A bigslice.Slice may declare dependencies on other slices. At runtime, these dependencies are materialized by the Bigslice pipeline and provided as input to func Reader.

The kernel of a slice operation is Reader: it is invoked at runtime to produce the actual rows computed by the slice operation. The Bigslice runtime provides materialized readers for each of the slice’s dependencies; the returned reader is the output of the operation.

sliceio.Reader is analogous to io.Reader, but operating on a frame.Frame, which is typed according to the slice. The sliceio.Reader implementation is responsible for filling the provided frame with up to frame.Len() rows of output.

type Reader interface {
	// Read reads a vector of records from the underlying Slice. Each
	// passed-in column should be a value containing a slice of column
	// values. The number of columns should match the number of columns
	// in the slice; their types should match the corresponding column
	// types of the slice. Each column should have the same slice
	// length.
	//
	// Read returns the total number of records read, or an error. When
	// no more records are available, Read returns EOF. Read may return
	// EOF when n > 0. In this case, n records were read, but no more
	// are available.
	//
	// Read should never reuse any allocated memory in the frame;
	// its callers should not mutate the data returned.
	//
	// Read should not be called concurrently.
	Read(ctx context.Context, frame frame.Frame) (int, error)
}

Frames are pre-allocated and managed by the Bigslice runtime. They are laid out in a columnar fashion, so the underlying data layout can be exploited for locality.

Frames

Frames are used within Bigslice to store data and operate on it. Frames represent a rectangular data frame, comprising one or more columns and one or more rows. Frames follow the semantics of Go’s slices. That is, each frame is a descriptor of an underlying set of typed arrays. Each frame stores a pointer to the underlying data, together with its offset, length, and capacity. Thus, frames may be appended, copied, and sub-sliced in the manner of Go slices. (However, the set of columns remain fixed once a Frame has been created.) Frames also store the type of each column so that operations may be type-checked at runtime.

Frames implement a columnar memory layout: that is, each column in a Frame is an independent, contiguous array. An an example, consider a 3-column Frame with types A, B, and C of length 4. This frame has the following memory layout: AAAABBBBCCCC. (a row-based layout would have the layout ABCABCABCABC.)
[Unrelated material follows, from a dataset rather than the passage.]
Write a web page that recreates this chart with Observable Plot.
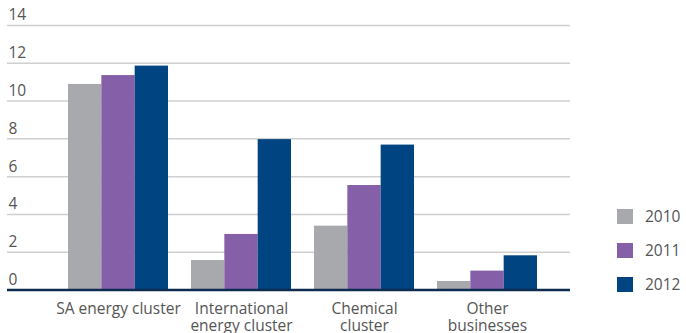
<!DOCTYPE html>
<html>
<head>
<meta charset="utf-8">
<script src="https://cdn.jsdelivr.net/npm/d3@7"></script>
<script src="https://cdn.jsdelivr.net/npm/@observablehq/plot@0.6"></script>
<style>
  html, body { margin: 0; padding: 0; background: #fff; }
  #wrap { position: relative; width: 686px; height: 333px; overflow: hidden; font-family: "Open Sans", sans-serif; }
  .item { position: absolute; left: 617px; display: flex; align-items: center; height: 15px; }
  .sw { width: 16px; height: 15px; margin-right: 12px; flex: none; }
  .lab { font-size: 15.5px; color: #555; line-height: 15px; white-space: nowrap; }
</style>
</head>
<body>
<div id="wrap"></div>
<script>
const categories = ["SA energy cluster", "International\nenergy cluster", "Chemical\ncluster", "Other\nbusinesses"];
const years = ["2010", "2011", "2012"];
const values2010 = [10.88, 1.56, 3.38, 0.45];
const values2011 = [11.35, 2.94, 5.53, 1.0];
const values2012 = [11.85, 7.96, 7.67, 1.81];
const yTicks = [0, 2, 4, 6, 8, 10, 12, 14];
const colors = ["#a7a9ac", "#8560a8", "#004481"];

const series = [values2010, values2011, values2012];
const rows = series.map((vals, i) => categories.map((c, j) => ({category: c, year: years[i], value: vals[j]})));

const bw = 100 / 3;
const barMarks = rows.map((data, i) =>
  Plot.barY(data, {
    x: "category", y: "value", fill: colors[i],
    insetLeft: i * bw, insetRight: (2 - i) * bw
  })
);

const chart = Plot.plot({
  width: 686,
  height: 333,
  marginLeft: 7,
  marginRight: 116,
  marginTop: 25,
  marginBottom: 43.5,
  x: {domain: categories, range: [67, 538], paddingInner: 0.191, paddingOuter: 0, axis: null},
  y: {domain: [0, 14], range: [289.5, 25], axis: null},
  style: {fontFamily: "Open Sans, sans-serif", background: "#fff"},
  marks: [
    Plot.ruleY(yTicks.filter(d => d > 0), {stroke: "#cfcfcf", strokeWidth: 1.5}),
    ...barMarks,
    Plot.ruleY([0], {stroke: "#0d2c4f", strokeWidth: 2.5}),
    Plot.text(yTicks, {y: d => d, text: d => String(d), frameAnchor: "left", textAnchor: "start", dx: 1, dy: -10, fontSize: 15.5, fill: "#555"}),
    Plot.text(categories, {x: d => d, y: () => 0, text: d => d, lineAnchor: "top", dy: 11, fontSize: 15.5, lineHeight: 1.14, fill: "#555"})
  ]
});

const wrap = document.getElementById("wrap");
wrap.appendChild(chart);

years.forEach((y, i) => {
  const item = document.createElement("div");
  item.className = "item";
  item.style.top = (209 + i * 34) + "px";
  const sw = document.createElement("div");
  sw.className = "sw";
  sw.style.background = colors[i];
  const lab = document.createElement("span");
  lab.className = "lab";
  lab.textContent = y;
  item.appendChild(sw);
  item.appendChild(lab);
  wrap.appendChild(item);
});
</script>
</body>
</html>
In addition to managing storage, Frames provide a set of type-driven operations that are required to implement various aspects of Bigslice. For example, operations are required for hashing and sorting data (e.g., for a reduce or group-by operation); Ops also allow users to supply custom encoding and decoding functions (by default, Bigslice will use gob). User-provided operations are provided through frame.RegisterOps.

Frames thus provide a mechanism to efficiently and safely manage and operate on rectangular data. Frames expose operations in a type-oblivious way, so that algorithms can be generalized. For example, the Bigslice combiner implements a hash table on top of frames, without any knowledge of the types of the values it contains.